I’m not ready to stop rafting when we reach our camp, Cave Draw, near mile 38, but the guides tell me this is their favorite point on the passage. Above the beach, the grassy knoll provides a broad vantage point of the Bruneau and canyon we just ventured through. To the west is a wide, alluring opening in the canyon wall. We pitch our tents, and I take a solo hike into the ravine. Indigenous artifacts and rock-art have been documented in a few locations in the area. I search for evidence of human history written on the walls while carefully navigating slippery rocks and poison ivy in the lush overgrowth. Rain starts to patter, so I sit beneath an alcove. I get a strong sense that people called this gorge home at some point in time.
Twenty miles downstream, on day five, I finally see tangible proof. Near mile 60, we pull over to explore a long panel of pictographs on a cliff band surrounded by wild roses and willows. This is also adjacent to the put-in for day-trippers who only want to paddle Five Mile Rapids, the exciting closing section that lies just ahead.
We reach our final camp pull-off just before Five Mile Rapids. As we start to assemble the kitchen, four kayakers pull up to chat.
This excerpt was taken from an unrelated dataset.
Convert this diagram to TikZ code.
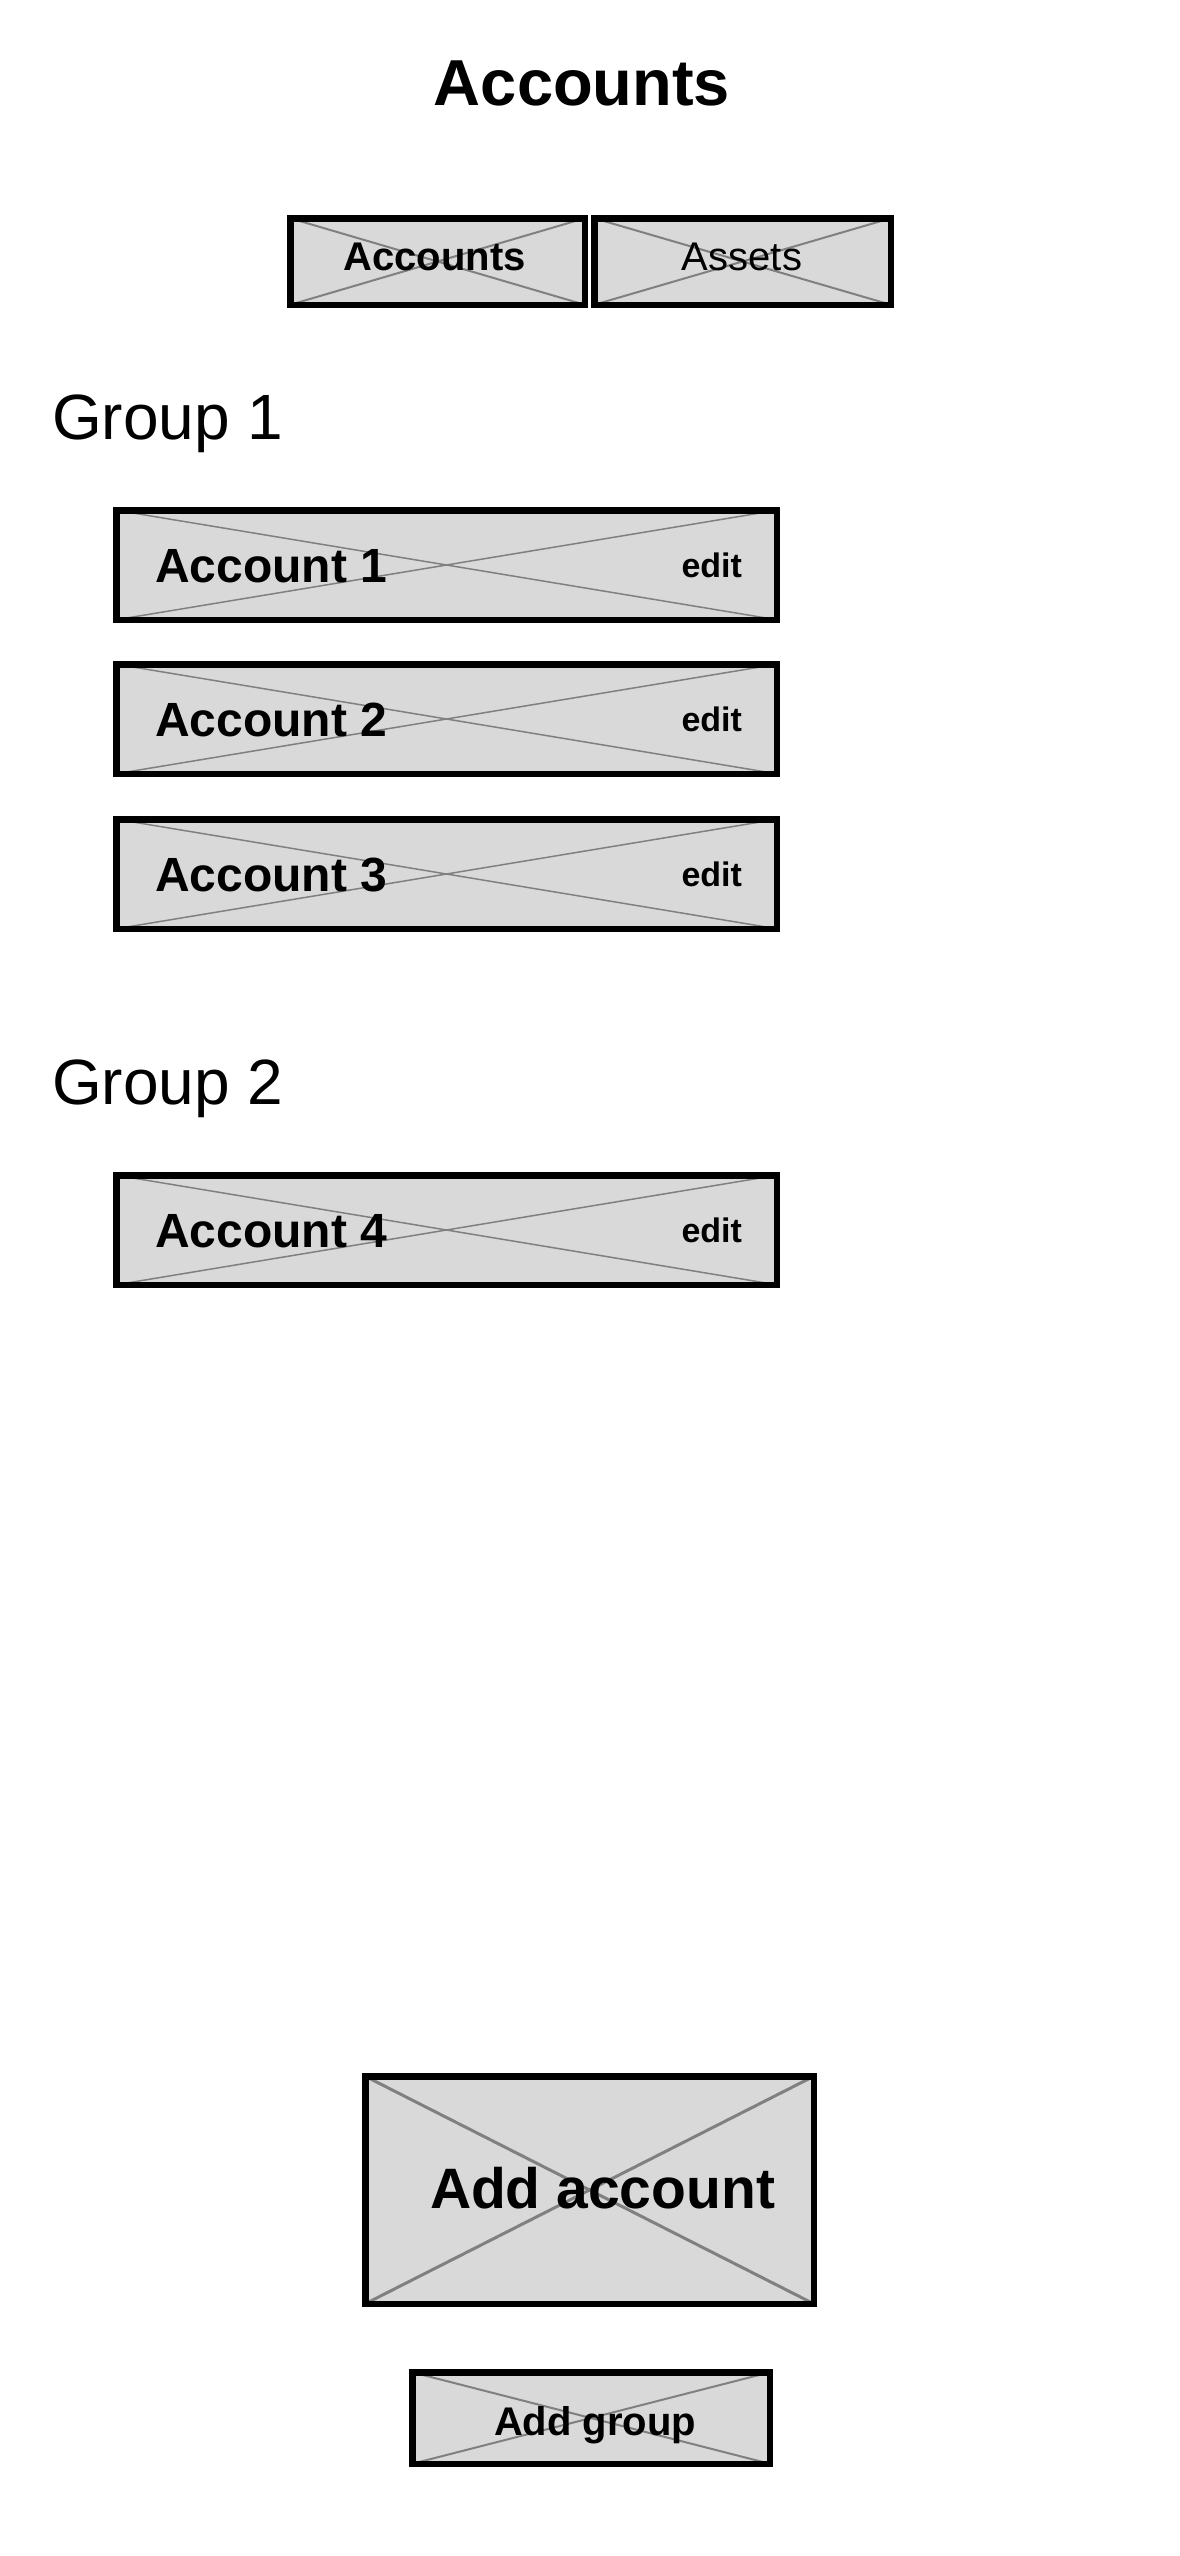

I’m amazed that we’ve seen only six other people total on our entire trip, including a Bureau of Land Management (BLM) ranger and his kayak partner. Despite recent record popularity of National Parks, BLM hasn’t seen a change in visitation on these waters over the past decade. During high-traffic seasons, close to 210 boaters and 20 commercially-guided guests experience the Bruneau. Only a sliver of those visitors witness the Jarbidge. If the snowpack and runoff is favorable, only 70 paddlers—and often zero commercial trips—take the Jarbidge into the Bruneau, reports the BLM. Our entire group agrees, though, that the isolation rewarded by the Jarbidge is worth the effort.
We wake up on day six to blue-gray sky filling the gap between the pixelated charcoal cliffs and verdant shelves. Everyone is laser-focused when we push off and head straight into Five Mile Rapids. Right away, we drop into Hugh’s Horn followed by Devil’s Garden and Nemesis with no time between rapids. I watch our boats bump through the rough water, like a bunch of bull riders being tossed around, and focus on hanging on—it’s the most thrilling, fun ride of the entire odyssey and I can’t stop laughing. Despite being five miles long, no one falls out.
As we near the end of the Jarbidge-Bruneau, the rapids peter out. I start to feel anxious about reentering the outside world. I’ve been captivated by these waterways, the antiquity of this place, and energy of the canyons. While the journey here isn’t easy, the inspiration found in this landscape is. So few places on the earth are protected and preserved at this level of solitude for future generations, which I appreciate as much as the roof of my home. Even years from now, my family and I can come back, just like Steve and Chris continue to return, to the Jarbidge-Bruneau’s caves and Golden Eagles to watch them spiral into the sky.